Jordan also uses his hips to help create this feeling with a small turn. When he turns his hips with the momentum of the clubhead, he indirectly feels the weight of his heels get pulled up off the ground. Now he can use his feeling of bouncing the sole of the club off the ground with the hips and heels as he controls his tempo and rhythm by feeling his heels getting pulled up and down.
What he has now is a well-timed sequence using his lower body and feeling his club release when making contact. He’s not the only one doing this so take note when watching the best players before a shot.
How to Learn From Throwing a Golf Club
Many feel like the club may slip out of their hands where they are supposed to make contact. When I see resistance in the grip of still tightening up on the downswing, my student would tell me that they are afraid the club may come out of their hands so they grip it tighter at one point on the downswing.
To help them get over their FEAR of the club coming out of their hands, I work with them on how to actually THROW a club! Yes..bear with me… not only do I want them to let go of their club but lets do it properly so you know where the club is going. (Also see my Blog on Throwing a Club in Anger can be the best Swing in your Life).

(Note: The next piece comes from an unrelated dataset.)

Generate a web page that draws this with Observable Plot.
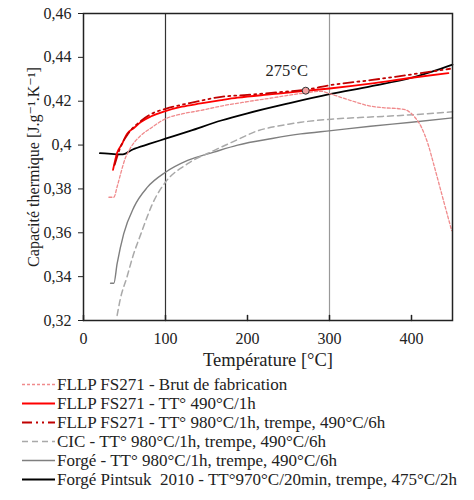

When releasing your club with a tighter grip, the club will end behind my student and he/she will instinctively flinch and duck. This means that they don’t understand what release feels like when making contact. With a tight grip the release is made way after the point of contact which means they literally let go of the club during their follow-through which means I hope I cleared the range of golfers behind my student.
So I start off slow by getting the grip in their fingers and then I put a range bucket 5 yards out onto the range as the target. I put a tee down where the ball should be but have them take a really short swing but above the tee. I explain to them that they have to release/let go of the golf club right before clubface makes it to the tee.
I ask them which way the club will go if they do this, my right-handed students think it will go right of the bucket. After a few short throws to the “left” which means a late release, they are starting to get the club to land closer to the bucket.
I explain it to them that because of the loose golf grip, it instinctively caused you to rotate your hips to help rotate the club which means that before they let go of the club, they cleared/turned the hips before the release which helped get the club back to your target, the range bucket.
Common Mistakes When Holding a Golf Club
Grip is Too Tight
The biggest issue of most golfers is gripping the golf club too tight. This higher hand grip pressure is usually tighter than the lower hand grip and overtakes the swing.
Golf Grip Held in Palms
In most cases, the grip is placed more in the palms which will promote a tighter grip.
Top Hand Grip Too Weak
Gripping the golf club in the palms will lead to a weak grip (hand more on the side then on top). It is in a position that you will not be able to release the cub naturally where making contact with the golf ball. Learn more about the importance of your Top Hand Golf Grip.
Lower Hand Not Feeling the Clubhead
The hand closest to the clubhead needs to feel more of the grip in the fingers and needs to feel the weight of the clubhead more than the top hand. The lower hand thumb and index finger have slightly more pressure because it’s closest to the clubhead.
Top Hand Thumb Placed on the Center of the Club
If you are to place the golf grip more in your fingers, the thumb needs to slightly be off-centered. Right hand players need their left thumb slightly to the right of center.
No other golfers, students or PGA Professionals harmed during this exercise.